I am happy to re-blog this post from fellow blogger Taylor Christensen MD, PhD. His basic point is well taken: The U.S. healthcare system could benefit from more competition. His corollary is that in at least a few cases, healthcare purchases should not be left to a competitive market.
Two points that I would add to his brief commentary:
- A key policy challenge is to discern which cases should be left to the market and which should be treated like “public goods.” (See for example post)
- In this post, Dr. Christensen somewhat trivializes the third-party insurance system as simply a sop to short-sighted employees who demand first-dollar coverage of low-benefit services. This claim aligns with the original premise of Fixing U.S. Healthcare blog (See post and post). However, I would invite Dr. Christensen to consider this blog’s subsequent more nuanced and darker claim that the healthcare insurance industry – and now the healthcare system itself — is a creature of government regulation, laws, and policies. In turn, government regulation and policies are a reflection of powerful corporate and political forces, influenced (some say controlled) by the very interests they regulate. This blog has come to the conclusion that this vicious cycle can only be broken by a popular movement, working through representative government. Only then could the healthcare system be freed from anti-competitive forces, a goal shared with Dr. Christensen. Only then can there also be a rebalancing between costs and benefits and between individual goods and public goods.
Enjoy this re-blogged post.
Image Credit
Title: Chess set 2014
By: Conal Gallagher
URL: https://commons.wikimedia.org/wiki/File:Chess_set_2014.jpg
License: CC BY 2.0 <https://creativecommons.org/licenses/by/2.0>, via Wikimedia Commons

In last week’s post, I summarized this article, which is the last in the Fundamentals of U.S. Health Policy series published by The New England Journal of Medicine. The article was written by Michael Chernew, Ph.D., and discusses the role of market forces (more specifically, competition) in improving our healthcare delivery system.

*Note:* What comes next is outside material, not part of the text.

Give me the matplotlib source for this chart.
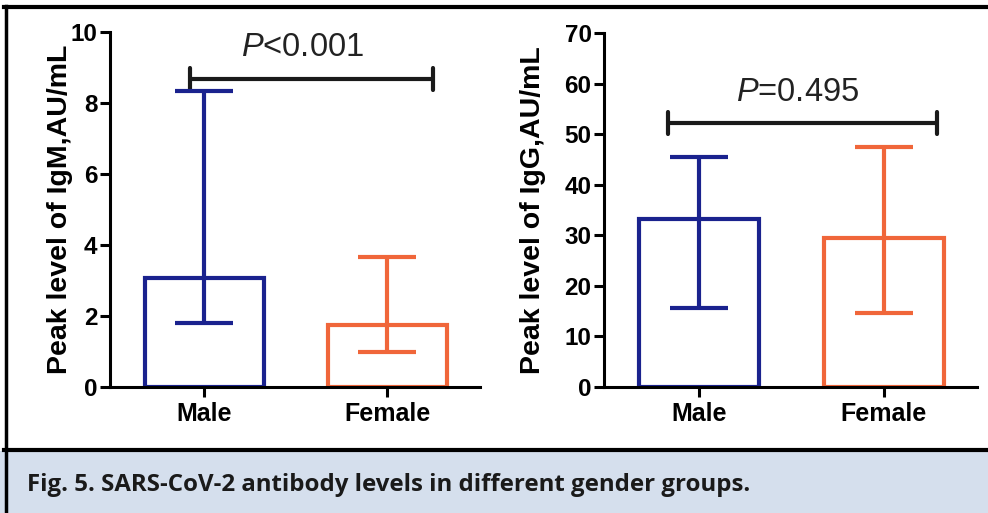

I’m heavily biased toward using competition inasmuch as it is possible (for good reason), but that doesn’t mean I’m blind to our failed attempts at improving competition in healthcare. And Dr. Chernew does a great job summarizing many of those failed attempts while remaining optimistic that competition still has a role in improving our healthcare delivery system.
I completely agree with his conclusion that where the market fails, we need government involvement. It’s a conclusion that is commonly agreed upon amongst researchers in this field.